In Sackett’s persuasion class, each graduate student is required to present once during the semester and then lead a discussion for about 20 to 30 minutes. Two or three of these presentations per week take up a considerable amount of class time, but the technology and organization of the room allowed him to run multiple student presentations at one time. “Students could still use their laptops or tablets to display visual aids on-screen at their station, and I was able to move from station to station easily,” he said. “The end result was a more intimate presentation and discussion setting for students, and a much more efficient use of class time.”
The classrooms can be seen as incubators, providing a place where students can both sharpen their ability to analyze problems and information and make meaningful contributions to group work. “Because the format in these classrooms is so much more transparent (each group’s analysis goes up on small whiteboards that are readable throughout the room)[students] push themselves harder,” Dunham said. “They dig deeper to understand the problem and think through their analysis and recommendations. And I can track their work and intervene sooner to provide feedback if needed or help explain a tool or framework they are using.” Dunham added that it also makes everyone more accountable – the visibility of working with whiteboards or sharing laptop screens means no one can opt out of contributing without it being apparent to their team and to the instructor.

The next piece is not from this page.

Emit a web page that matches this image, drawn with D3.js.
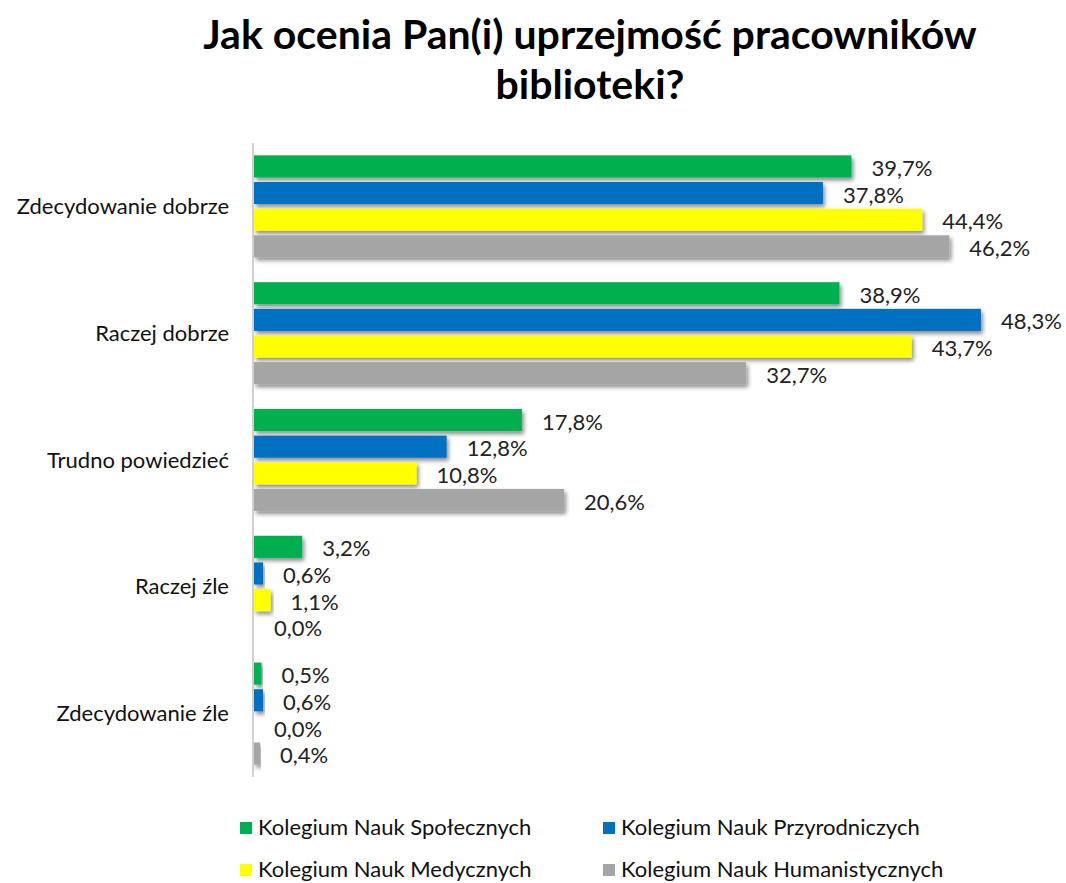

Sackett agreed, saying, “I think the technology allowed for students to work more collaboratively with each other on many assignments and tasks, and it allowed for smaller, more intimate discussion groups. As a result, they spent more time developing their problem-solving skills with others as a team, rather than working independently.”
As with any endeavor, the classrooms are a work-in-progress. Student and instructor feedback after the first semester called attention to many positives as well as chances to improve functionality and comfort. Casey Arends, a UST MBA student who had classes in two of the remodeled rooms, said that, for him, technology remains secondary to a professor who actively engages students and provides opportunities for them to share their experiences and learn from each other. However, he added that he “enjoyed the small-group tables because I really got to know the people I was sitting with much better than I would in a traditional classroom. In terms of the technology, I thought the ability of students to display their desktops was helpful and made group work much easier.”
The process of bringing the future to the classroom is an iterative one. Issues in the rooms with media:scape and wireless presentation technology already have been addressed and further refinements to furniture and ways to use the spaces are planned. “The expectation is that we will refine what’s in these rooms as technology evolves and assess their effectiveness and impact as we go,” Burke said. “We want to provide the optimal experience for both our students and instructors.”